Seperti diketahui bersama, badai El Nino tahun lalu membuat produksi beras dan gabah menurun. Badan Pusat Statistik (BPS) bahkan mencatat produksi padi dan luas panen terus menyusut, yang artinya produktivitas menurun. Hal ini sempat membuat pemenuhan dalam negeri terganggu sehingga memaksa Indonesia mengimpor beras dalam jumlah beras.

Menurut catatan BPS, beras menjadi salah satu komoditas impor terbesar sepanjang 2023 yang mencapai 3,06 juta ton. Padahal dalam empat tahun berturut-turut sebelumnya, impor beras Indonesia bahkan tidak mencapai setengah juta ton.

La Nina berpotensi menyebabkan curah hujan ekstrem. (The Strait Times)

El Nino diyakini ikut berperan dalam meroketnya harga beras belakangan ini. Harga beras premium lokal di pasar tradisonal bahkan sempat menembus angka Rp19.000 per kg, berdasarkan temua Menteri Perdagangan Zulkifli Hasan di pasar Kramat Jati, Jakarta Timur pada pertengahan Maret ini.

Bukan tidak mungkin, harga bahan pokok juga terus merangkak akibat fenomena La Nina. Padahal Indonesia sendiri masih terus berusaha menstabilkan harga beras menyusul merosotnya hasil panen akibat El Nino. Karena itulah, potensi La Nina diyakini akan berdampak pada sektor pertanian, terutama produk holtikultura.

“Bagi padi mungkin jadi lebih baik, tapi holtikultura kalau curah hujan berlimpah tentu akan berdampak,” kata Koordinator Bidang Analisis Variabilitas Iklim BMKG Supari.

Pedagang menarik gerobaknya melintasi banjir di kawasan permukiman Jalan Gading Asri III, Kelapa Gading, Jakarta, Jumat, (22/3/2024). (Antara/Erlangga Bregas Prakoso/tom)

Hal ini senada dengan pendapat yang disampaikan Pengamat Pertanian Center of Reform on Economic (CORE) Eliza Mardian. Ia mengatakan, kehadiran La Nina dipastikan akan berdapak kembali pada sektor pangan terutama produk holtikultura seperti cabai, bawang merah, hingga tomat.
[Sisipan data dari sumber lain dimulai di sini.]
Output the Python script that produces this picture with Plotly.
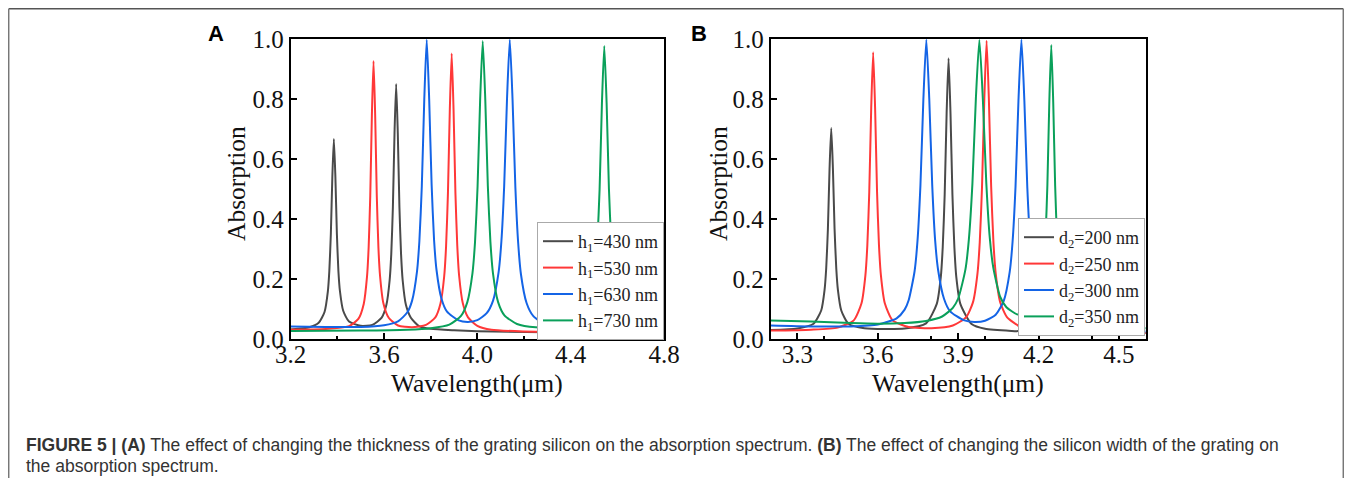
import plotly.graph_objects as go

# ---------------- data ----------------
# Panel A: grating silicon thickness h1
wl_a_430 = [3.20, 3.28, 3.32, 3.345, 3.359, 3.3655, 3.372, 3.3785, 3.385, 3.3915, 3.398, 3.4045, 3.411, 3.425, 3.45, 3.50, 3.55, 3.59, 3.61, 3.624, 3.631, 3.638, 3.645, 3.652, 3.659, 3.666, 3.673, 3.68, 3.694, 3.715, 3.75, 3.80, 3.90, 4.00, 4.40, 4.80]
ab_a_430 = [0.032, 0.039, 0.054, 0.090, 0.157, 0.226, 0.349, 0.541, 0.667, 0.541, 0.349, 0.226, 0.160, 0.094, 0.058, 0.044, 0.047, 0.071, 0.113, 0.195, 0.283, 0.440, 0.686, 0.850, 0.686, 0.440, 0.283, 0.195, 0.113, 0.071, 0.043, 0.034, 0.029, 0.026, 0.022, 0.020]

wl_a_530 = [3.20, 3.35, 3.45, 3.49, 3.513, 3.527, 3.534, 3.541, 3.548, 3.555, 3.562, 3.569, 3.576, 3.583, 3.597, 3.62, 3.66, 3.72, 3.78, 3.82, 3.842, 3.858, 3.866, 3.874, 3.882, 3.890, 3.898, 3.906, 3.914, 3.922, 3.938, 3.96, 4.00, 4.06, 4.20, 4.50, 4.80]
ab_a_530 = [0.031, 0.033, 0.043, 0.067, 0.117, 0.207, 0.304, 0.477, 0.747, 0.927, 0.747, 0.477, 0.304, 0.210, 0.120, 0.071, 0.045, 0.039, 0.047, 0.072, 0.118, 0.210, 0.310, 0.487, 0.765, 0.952, 0.765, 0.487, 0.310, 0.210, 0.118, 0.072, 0.044, 0.031, 0.025, 0.021, 0.020]

wl_a_630 = [3.20, 3.35, 3.50, 3.60, 3.66, 3.70, 3.72, 3.741, 3.7515, 3.762, 3.7725, 3.783, 3.7935, 3.804, 3.8145, 3.825, 3.846, 3.87, 3.92, 3.96, 4.00, 4.04, 4.067, 4.091, 4.103, 4.115, 4.127, 4.139, 4.151, 4.163, 4.175, 4.187, 4.211, 4.24, 4.30, 4.40, 4.60, 4.80]
ab_a_630 = [0.042, 0.040, 0.040, 0.046, 0.059, 0.089, 0.127, 0.223, 0.326, 0.510, 0.798, 0.998, 0.800, 0.515, 0.330, 0.230, 0.135, 0.091, 0.062, 0.057, 0.063, 0.086, 0.127, 0.222, 0.325, 0.510, 0.797, 0.998, 0.795, 0.505, 0.320, 0.215, 0.120, 0.076, 0.044, 0.031, 0.025, 0.022]

wl_a_730 = [3.20, 3.50, 3.70, 3.80, 3.88, 3.93, 3.957, 3.979, 3.990, 4.001, 4.012, 4.023, 4.034, 4.045, 4.056, 4.067, 4.089, 4.116, 4.17, 4.25, 4.35, 4.43, 4.48, 4.504, 4.514, 4.524, 4.534, 4.544, 4.554, 4.564, 4.574, 4.584, 4.604, 4.64, 4.70, 4.80]
ab_a_730 = [0.027, 0.028, 0.031, 0.036, 0.048, 0.077, 0.123, 0.219, 0.323, 0.509, 0.798, 0.993, 0.798, 0.509, 0.323, 0.219, 0.123, 0.079, 0.050, 0.039, 0.040, 0.057, 0.112, 0.218, 0.320, 0.500, 0.787, 0.977, 0.787, 0.500, 0.320, 0.218, 0.112, 0.066, 0.042, 0.031]

# Panel B: grating silicon width d2
wl_b_200 = [3.20, 3.30, 3.36, 3.3885, 3.401, 3.40725, 3.4135, 3.41975, 3.426, 3.43225, 3.4385, 3.44475, 3.451, 3.4635, 3.49, 3.55, 3.70, 3.78, 3.82, 3.835, 3.84225, 3.8495, 3.85675, 3.864, 3.87125, 3.8785, 3.88575, 3.893, 3.908, 3.95, 4.00, 4.10, 4.30, 4.60]
ab_b_200 = [0.030, 0.035, 0.051, 0.095, 0.163, 0.236, 0.366, 0.568, 0.703, 0.568, 0.366, 0.236, 0.163, 0.095, 0.051, 0.036, 0.035, 0.052, 0.117, 0.206, 0.306, 0.480, 0.752, 0.936, 0.752, 0.480, 0.306, 0.206, 0.117, 0.050, 0.034, 0.027, 0.022, 0.020]

wl_b_250 = [3.20, 3.35, 3.45, 3.51, 3.539, 3.5535, 3.56075, 3.568, 3.57525, 3.5825, 3.58975, 3.597, 3.60425, 3.6115, 3.626, 3.655, 3.715, 3.80, 3.88, 3.93, 3.955, 3.972, 3.9805, 3.989, 3.9975, 4.006, 4.0145, 4.023, 4.0315, 4.040, 4.057, 4.082, 4.13, 4.20, 4.35, 4.60]
ab_b_250 = [0.028, 0.031, 0.038, 0.062, 0.119, 0.212, 0.312, 0.491, 0.770, 0.956, 0.770, 0.491, 0.312, 0.212, 0.119, 0.062, 0.040, 0.036, 0.045, 0.073, 0.122, 0.219, 0.323, 0.509, 0.800, 0.994, 0.800, 0.509, 0.323, 0.219, 0.122, 0.073, 0.042, 0.031, 0.024, 0.020]

wl_b_300 = [3.20, 3.35, 3.50, 3.60, 3.67, 3.70, 3.715, 3.737, 3.748, 3.759, 3.770, 3.781, 3.792, 3.803, 3.814, 3.825, 3.847, 3.87, 3.92, 3.96, 4.00, 4.04, 4.07, 4.092, 4.103, 4.114, 4.125, 4.136, 4.147, 4.158, 4.169, 4.18, 4.202, 4.23, 4.30, 4.40, 4.60]
ab_b_300 = [0.045, 0.042, 0.042, 0.048, 0.069, 0.098, 0.129, 0.225, 0.327, 0.512, 0.800, 0.998, 0.800, 0.513, 0.328, 0.230, 0.134, 0.092, 0.063, 0.057, 0.061, 0.081, 0.127, 0.222, 0.324, 0.508, 0.796, 0.998, 0.795, 0.505, 0.320, 0.217, 0.120, 0.075, 0.041, 0.030, 0.025]

wl_b_350 = [3.20, 3.35, 3.50, 3.60, 3.70, 3.78, 3.84, 3.88, 3.90, 3.927, 3.940, 3.953, 3.966, 3.979, 3.992, 4.005, 4.018, 4.031, 4.057, 4.08, 4.12, 4.14, 4.16, 4.19, 4.204, 4.2185, 4.22575, 4.233, 4.24025, 4.2475, 4.25475, 4.262, 4.26925, 4.2765, 4.291, 4.32, 4.40, 4.60]
ab_b_350 = [0.062, 0.058, 0.053, 0.051, 0.053, 0.060, 0.075, 0.104, 0.135, 0.232, 0.334, 0.517, 0.802, 0.997, 0.800, 0.518, 0.336, 0.238, 0.140, 0.106, 0.082, 0.080, 0.083, 0.109, 0.145, 0.237, 0.336, 0.515, 0.794, 0.980, 0.790, 0.510, 0.330, 0.230, 0.135, 0.080, 0.048, 0.036]

names_a = ["h<sub>1</sub>=430 nm", "h<sub>1</sub>=530 nm", "h<sub>1</sub>=630 nm", "h<sub>1</sub>=730 nm"]
names_b = ["d<sub>2</sub>=200 nm", "d<sub>2</sub>=250 nm", "d<sub>2</sub>=300 nm", "d<sub>2</sub>=350 nm"]
colors = ["#4a4a4a", "#ff3838", "#1464e6", "#0aa05a"]

xticks_a = [3.2, 3.6, 4.0, 4.4, 4.8]
xticks_b = [3.3, 3.6, 3.9, 4.2, 4.5]
yticks = [0.0, 0.2, 0.4, 0.6, 0.8, 1.0]

x_title = "Wavelength(μm)"
y_title = "Absorption"
caption_1 = ("<b>FIGURE 5 | (A)</b> The effect of changing the thickness of the grating silicon on the "
             "absorption spectrum. <b>(B)</b> The effect of changing the silicon width of the grating on")
caption_2 = "the absorption spectrum."

# ---------------- figure ----------------
# the page body has an 8 px margin, so the figure is sized to fit inside the window
OFF = 8
W, H = 1352 - 2 * OFF, 486 - 2 * OFF
fig = go.Figure()

series_a = [(wl_a_430, ab_a_430), (wl_a_530, ab_a_530), (wl_a_630, ab_a_630), (wl_a_730, ab_a_730)]
series_b = [(wl_b_200, ab_b_200), (wl_b_250, ab_b_250), (wl_b_300, ab_b_300), (wl_b_350, ab_b_350)]

for (x, y), n, c in zip(series_a, names_a, colors):
    fig.add_trace(go.Scatter(x=x, y=y, name=n, mode="lines",
                             line=dict(color=c, width=2, shape="spline", smoothing=0.6),
                             xaxis="x", yaxis="y", legend="legend"))
for (x, y), n, c in zip(series_b, names_b, colors):
    fig.add_trace(go.Scatter(x=x, y=y, name=n, mode="lines",
                             line=dict(color=c, width=2, shape="spline", smoothing=0.6),
                             xaxis="x2", yaxis="y2", legend="legend2"))


def px_x(p):
    return (p - OFF) / W


def px_y(p):
    return 1 - (p - OFF) / H


serif = "Liberation Serif, Times New Roman, serif"
sans = "Liberation Sans, Arial, sans-serif"
tickfont = dict(family=serif, size=25, color="#111111")
titlefont = dict(family=serif, size=25.5, color="#111111")

common = dict(showline=True, linecolor="#000000", linewidth=2, mirror=True,
              ticks="inside", ticklen=6, tickwidth=1.5, tickcolor="#000000",
              minor=dict(ticks="inside", ticklen=3, tickwidth=1.5, tickcolor="#000000", nticks=2),
              showgrid=False, zeroline=False, tickfont=tickfont, automargin=False)
common_y = dict(range=[0, 1.0], tickvals=yticks, ticktext=[f"{v:.1f}" for v in yticks], **common)

fig.update_layout(
    width=W, height=H,
    margin=dict(l=0, r=0, t=0, b=0, autoexpand=False),
    paper_bgcolor="white", plot_bgcolor="white",
    xaxis=dict(domain=[px_x(290.7), px_x(664)], range=[3.2, 4.8], anchor="y",
               tickvals=xticks_a, ticktext=[f"{v:.1f}" for v in xticks_a],
               ticklabelstandoff=-8, **common),
    yaxis=dict(domain=[px_y(339), px_y(39)], anchor="x", **common_y),
    xaxis2=dict(domain=[px_x(770.7), px_x(1145.7)], range=[3.2, 4.6], anchor="y2",
                tickvals=xticks_b, ticktext=[f"{v:.1f}" for v in xticks_b],
                ticklabelstandoff=-8, **common),
    yaxis2=dict(domain=[px_y(339), px_y(39)], anchor="x2", **common_y),
    legend=dict(x=px_x(537), y=px_y(222), xanchor="left", yanchor="top",
                bgcolor="white", bordercolor="#aaaaaa", borderwidth=1,
                font=dict(family=serif, size=18, color="#222222")),
    legend2=dict(x=px_x(1018), y=px_y(218), xanchor="left", yanchor="top",
                 bgcolor="white", bordercolor="#aaaaaa", borderwidth=1,
                 font=dict(family=serif, size=18, color="#222222")),
    showlegend=True,
)

# axis titles
for cx in (477.3, 958.2):
    fig.add_annotation(text=x_title, x=px_x(cx), y=px_y(383), xref="paper", yref="paper",
                       showarrow=False, xanchor="center", yanchor="middle", font=titlefont)
for cx in (236, 718):
    fig.add_annotation(text=y_title, x=px_x(cx), y=px_y(184), xref="paper", yref="paper",
                       showarrow=False, xanchor="center", yanchor="middle", textangle=-90, font=titlefont)

# panel labels
fig.add_annotation(text="<b>A</b>", x=px_x(216), y=px_y(34), xref="paper", yref="paper",
                   xanchor="center", yanchor="middle",
                   showarrow=False, font=dict(family=sans, size=22, color="#000000"))
fig.add_annotation(text="<b>B</b>", x=px_x(699), y=px_y(34), xref="paper", yref="paper",
                   xanchor="center", yanchor="middle",
                   showarrow=False, font=dict(family=sans, size=22, color="#000000"))

# caption
fig.add_annotation(text=caption_1, x=px_x(24), y=px_y(445), xref="paper", yref="paper",
                   xanchor="left", yanchor="middle", showarrow=False,
                   font=dict(family=sans, size=17.5, color="#333333"))
fig.add_annotation(text=caption_2, x=px_x(24), y=px_y(466), xref="paper", yref="paper",
                   xanchor="left", yanchor="middle", showarrow=False,
                   font=dict(family=sans, size=17.5, color="#333333"))

# outer frame (top, left, right edges)
fig.add_shape(type="line", xref="paper", yref="paper", x0=px_x(8.7), x1=px_x(1343.3), y0=px_y(8.7), y1=px_y(8.7),
              line=dict(color="#555555", width=1.5))
fig.add_shape(type="line", xref="paper", yref="paper", x0=px_x(8.7), x1=px_x(8.7), y0=px_y(8.7), y1=0,
              line=dict(color="#777777", width=1.5))
fig.add_shape(type="line", xref="paper", yref="paper", x0=px_x(1343.3), x1=px_x(1343.3), y0=px_y(8.7), y1=0,
              line=dict(color="#777777", width=1.5))

fig.write_html("out.html")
"Tanaman ini tidak tahan dengan genangan dan akan mudah busuk, dan berkembang penyakit hingga gagal panen," kata Eliza.

BMKG juga sudah memperingatkan sektor pertanian agar waspada terhadap fenomena La Nina karena akan memicu kondisi lebih basah dibandingkan kondisi normal. Meningkatnya risiko hujan ekstrem juga berbanding lurus dengan potensi kerugian di sektor pertanian. Mulai dari lahan yang terendam banjir, potensi berkembangnya hama dan penyakit tanaman.

Presiden Joko Widodo saat mengunjungi Pasar Sebukit Rama, Kabupaten Mempawah, Kalimantan Barat (Kalbar), Rabu (20/3/2024). (Antara/HO-Muchlis Jr-Biro Pers Sekretariat Presiden)

Selain risiko gagal panen, banjir juga bisa membuat distribusi pangan cenderung terganggu karena jalan yang terkena banjir tak bisa diakses. Akibanya, pengiriman terganggu bahkan bisa molor akibat banjir. Tersendatnya pengiriman membuat stok di pasar berkurang sehingga pedagang menjual dengan harga tinggi. Akibatnya, harga berbagai pangan pun akan terkerek naik.